For a blog like mine, titled ‘Building a Church Without Walls,’ the news that a new ‘peace wall’ is to be erected in the grounds of St Matthew’s Catholic Church in the Short Strand in Belfast is especially disheartening.
A BBC article about the new barrier includes quotes about people from ‘both sides’ wanting the wall, and assertions that the wall will increase people’s security and well-being.
It’s not for me, someone who does not live in the area, to determine if the new barrier will make people feel safer – or if indeed it will actually make people safer. As the UUP’s Michael Copeland says, ‘high ground moralising … should not take precedence’ over the fears, needs, hopes and aspirations of residents.
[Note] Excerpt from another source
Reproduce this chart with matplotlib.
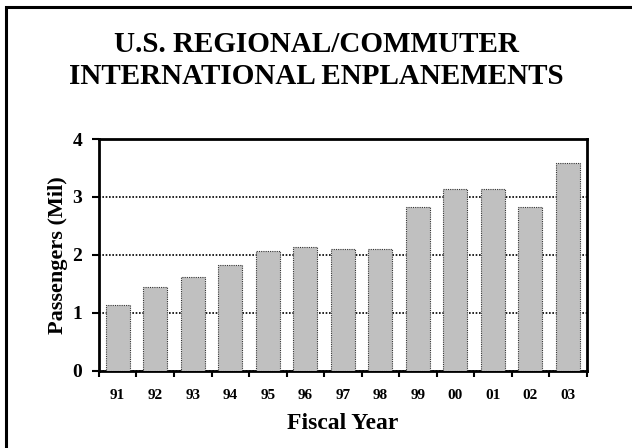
import numpy as np
import matplotlib
matplotlib.use("Agg")
import matplotlib.pyplot as plt
from matplotlib.patches import Rectangle

years = ["91", "92", "93", "94", "95", "96", "97", "98", "99", "00", "01", "02", "03"]
passengers = [1.13, 1.44, 1.61, 1.82, 2.06, 2.13, 2.10, 2.10, 2.82, 3.13, 3.13, 2.82, 3.58]

plt.rcParams['font.family'] = ['Liberation Serif', 'DejaVu Serif']
plt.rcParams['font.weight'] = 'bold'

fig = plt.figure(figsize=(6.32, 4.48), dpi=100)
ax = fig.add_axes([0.1566, 0.1725, 0.7717, 0.5172])

x = np.arange(len(years))
ax.bar(x, passengers, width=0.64, color='#c0c0c0', edgecolor='#333333',
       linewidth=0.8, linestyle=(0, (1, 1)), zorder=3)

ax.set_xlim(-0.5, len(years) - 0.5)
ax.set_ylim(0, 4)
ax.set_yticks([0, 1, 2, 3, 4])
ax.set_yticklabels(['0', '1', '2', '3', '4'], fontsize=14, fontweight='bold')
ax.tick_params(axis='y', direction='out', length=5, width=1.5, pad=7)

# ticks on category edges, labels under bars
ax.set_xticks(np.arange(len(years) + 1) - 0.5)
ax.set_xticklabels([])
ax.tick_params(axis='x', which='major', direction='out', length=4, width=1.5)
ax.set_xticks(x, minor=True)
ax.set_xticklabels(years, minor=True, fontsize=11, fontweight='bold')
ax.tick_params(axis='x', which='minor', length=0, pad=13)

ax.yaxis.grid(True, color='black', linestyle=(0, (1, 1)), linewidth=1.2, zorder=1)
for s in ax.spines.values():
    s.set_linewidth(2)

ax.set_ylabel('Passengers (Mil)', fontsize=16, fontweight='bold', labelpad=3)
ax.set_xlabel('Fiscal Year', fontsize=17, fontweight='bold', labelpad=8)

fig.text(0.5, 1 - 45 / 448, 'U.S. REGIONAL/COMMUTER', ha='center', va='center',
         fontsize=21, fontweight='bold')
fig.text(0.5, 1 - 77 / 448, 'INTERNATIONAL ENPLANEMENTS', ha='center', va='center',
         fontsize=21, fontweight='bold')

# outer frame, cut off at right and bottom like the original
fig.patches.append(Rectangle((6 / 632, -0.1), 1.2, 1.1 - 7 / 448, transform=fig.transFigure,
                             fill=False, edgecolor='black', linewidth=2.2))

fig.savefig("out.png", dpi=100)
Such aspirations and fears were featured recently in the BBC ‘True North’ documentary, ‘The Wall,’ which painted an often dismal (though occasionally hopeful) picture of living in the interface around Short Strand.
At the same time, I think it’s important to note the ‘occasion,’ and reflect on it. In the BBC story, parish worker Willie Ward says:
“I think it will go a long way towards helping solve the problem.”
For me, that’s the single most depressing sentence in the story. I don’t fault Ward for this comment; after all, he’s one of the brave and often lonely few working to make the area a better place.
But his comment reflects an underlying assumption that more walls are somehow a solution to our problems – perhaps the only possible solution.
Yes, physical barriers may alleviate an immediate physical problem in the short-term. But the long-term effect is to reinforce the normality of division and hostility – thus perpetuating our ‘problems’ forward ad infinitum.
This year, Jon Hatch completed a PhD at my School which explored Belfast’s ‘separation barriers’ in light of Liberation Theology and Theologies of Reconciliation. He also interviewed local clergy on their views about the separation barriers, and facilitated workshops where groups of laity were encouraged to ‘re-imagine’ the future.
Hatch found that even people who were socially-engaged and involved in cross-community work were reluctant to comment on the walls or to see it as part of their role or responsibility to think or talk about their removal.
However, he writes that couching the exercise in terms of re-imagining seemed to remove some of the threat associated with thinking about the barriers (chapter 6):
‘ … with regard to a reflection on the separation barriers, making a clear distinction between the reflective process and action is beneficial. … in the clergy interviews and the reports from the group sessions, attitudes to discussion of the barriers are often dependent on proximity; locals often interpret any discussion of the barriers as a veiled, surreptitious impetus for the barriers’ removal, whereas those not living near a barrier- or in a social or economic strata perceived as removed from those at an interface- often interpreted reflection on the barriers as meddling in an issue with which they had no right to comment.
… the terminology of re-imagining reasserts the basic premise that reflection precedes action and that a purpose of the group session was a deeper exploration of a social reality without impatiently jumping forward to practical response to that social reality. In the introduction to the group session, this point was explicitly made:
One thing I’d like to make clear before we start: this session is not necessarily about working out what to do about the barriers; it is not about laying all the blame for interface problems on the barriers; it is not about saying that interfaces would be better places without them; and it is not arguing to take them down. Our reality is: the barriers are there and they will probably be there for some time. In this session, first and foremost, we simply want to reflect on that reality in light of our faith.
Without prescribing solutions, what Hatch is urging people to do is to consider if barriers really do go a long way towards helping solve the problem?
Theoretically and abstractly, the answer to that question is of course ‘No.’
But the people of St Matthew’s do not live in a world of theory and abstraction. They live in a world where a ‘peace wall’ will now cut through their churchyard.
And if that doesn’t make Christians all over this island stop and reflect on our too slow stumbling towards reconciliation, I don’t know what will.